While I don’t really believe in the idea of life being determined by fate, I do strongly believe there are a handful of decisions one makes that can greatly influence the outcome of their lives. For me, perhaps the biggest such decision came back in early 2010, when I decided to stay at my job at bank and turn down an opportunity to attend business school full time. I was at a pivotal point in my career (and life…I’d just turned 30), progressing well, and I decided to stay in my current career path and continue collecting a paycheck rather than heading off to school without a real clear idea of what I wanted to do with an MBA. During that series of conversations at work, I signaled my desire to do something different, indicating I would gladly leave New York City. Sure enough, less than a couple months later, I was pulled into an office and asked to take a role in Singapore. And within a month of that conversation, I had packed up everything and was moving my life to the other side of the world.
Before finding a job that could be considered a legitimate career, I had done a lot of traveling and living abroad, generally putting off responsibility and trying to have fun before “settling down” and working for “the man” (seems a little ironic for me to be writing this as I’m currently jobless, sitting on a boat in Thailand).

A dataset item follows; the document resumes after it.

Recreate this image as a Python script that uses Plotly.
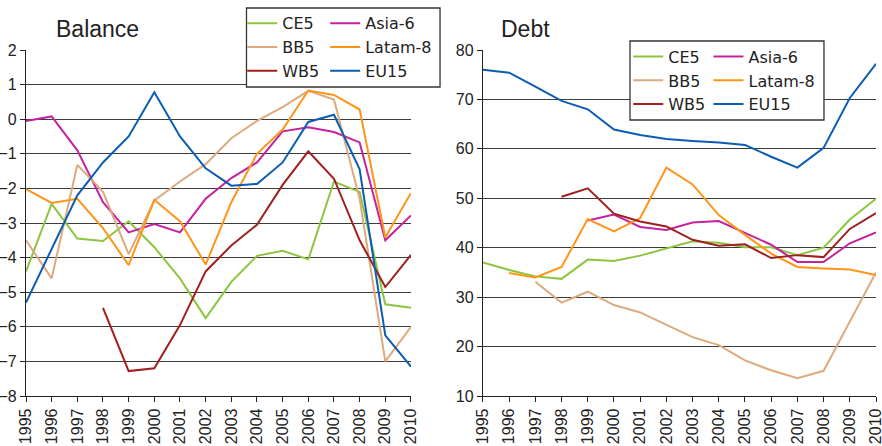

I had only ever known the backpacker life when living abroad, and I had no idea how I would fare as a 30-year-old professional living in SE Asia. Do not get me wrong, I was incredibly excited for the opportunity, but I did have my concerns.
It did not take long at all for those concerns to disappear as I started to fall in love with Singapore. Hell, I was certainly smitten upon arrival when it was 87 degrees and the drive from Changi Airport to my new home was lined with green tropical plants, flashy condo buildings, and a view of the ocean. Meeting new friends was fairly easy — there were loads of expats around, all in the similar position of being on a short assignment abroad and looking to enjoy their time. And as great as Singapore itself was, the opportunity to explore the broader Southeast Asia was what made my time there so special. Whereas weekend trips from NYC typically were a drive to the Catskills or perhaps a beach on Long Island, I was spending my weekends on a beach in Bali or exploring Bangkok.

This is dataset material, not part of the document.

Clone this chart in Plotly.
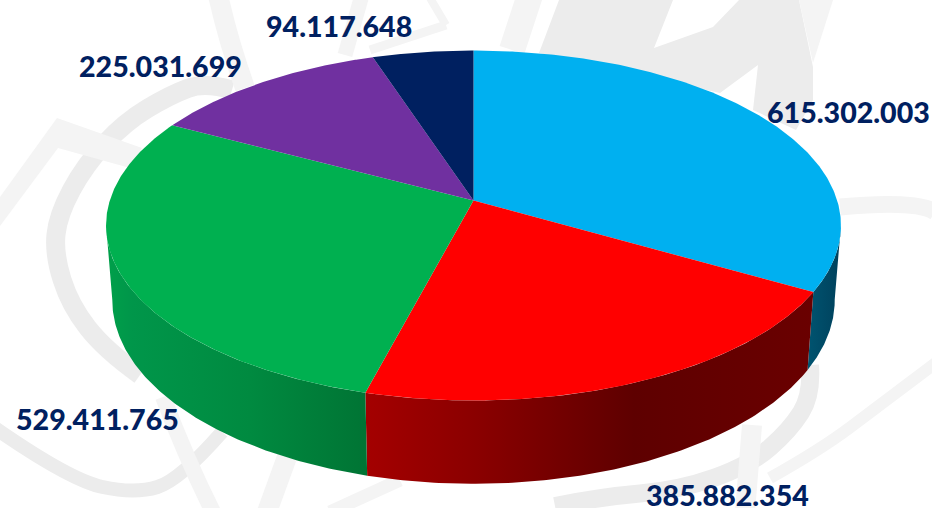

I ended up spending four years in Singapore, doubling the two years I was expected to stay overseas. And, I actually got that MBA from my school of choice via their part-time Executive program which had a campus in Singapore. And truthfully, I did not want to leave when I did — there were still loads of places to explore in SE Asia (luckily, I have been able to see a few of those on this trip). However, I got a call asking me to come back to NYC and take on a new role, which I really could not say no to.
When Cecilia and I made it to the region, we knew at some point we would find ourselves in Singapore — it did not take much effort to schedule a stopover between countries. The big question was how long to stay. We settled on 4 full days in mid-February — in my mind this would be plenty of time to show Cecilia the city and catch up with friends. After all, Singapore is tiny, and although it is a lovely place to call home, there really is not a ton to see.
I regretted that decision almost immediately after arriving. I am not the sentimental type, but lots of memories came flooding back upon arrival. I wanted to eat all my favorite foods, drink at my favorite bars, and see everything that had changed since I left (which turns out, is quite a lot — Singapore never ceases to amaze in this sense). Add on the fact that I had more friends to see than initially anticipated, and four days was nowhere near enough time. Perhaps most importantly, I wanted to share all of this with Cecilia — and I was incredibly grateful that she indulged me as I played over-excited tour guide, averaging over 20,000 steps a day, most of them outside in Singapore’s extreme heat and humidity. Outside of many meals with friends, we spent the days wondering favorite neighborhoods like Tiong Bahru, Tanjong Pagar and Lavender (my old neighborhood). We walked the quays and had beers and a proper plate of buffalo wings at Brewerkz (which was undoubtedly my favorite place to spend a weekend afternoon reading a book and indulging in western food and great beer). We circled the marina, got the obligatory photos of the Merlion and the Marina Bay Sands, then meandered through the gigantic tree-like structures of Gardens By the Bay (which had just opened when I left Singapore — the most recent of Singapore’s massive land reclamation and beautification projects). We escaped the madness of Orchard Road and wandered Emerald Hill and the Botanical Gardens. We visited the newly refurbished Long Bar at Raffles Hotel and ate peanuts while sipping on our obscenely overpriced $37 SGD Singapore Sling. And we ate — chicken rice and Malay staples hawker centers, ramen at Ramen Champion at Bugis, and perhaps most-importantly, chili and black pepper crab at a traditional crab house.
When it was all said and done, we had seen essentially everything on our list and met up with the large majority of the people I wanted to see. I felt like I had given a proper introduction of Singapore to Cecilia. However, it all seemed rushed, and I left feeling like we did not get any chance to really relax and just enjoy Singapore as a resident. It was tough to be such a tourist in a place I used to call home.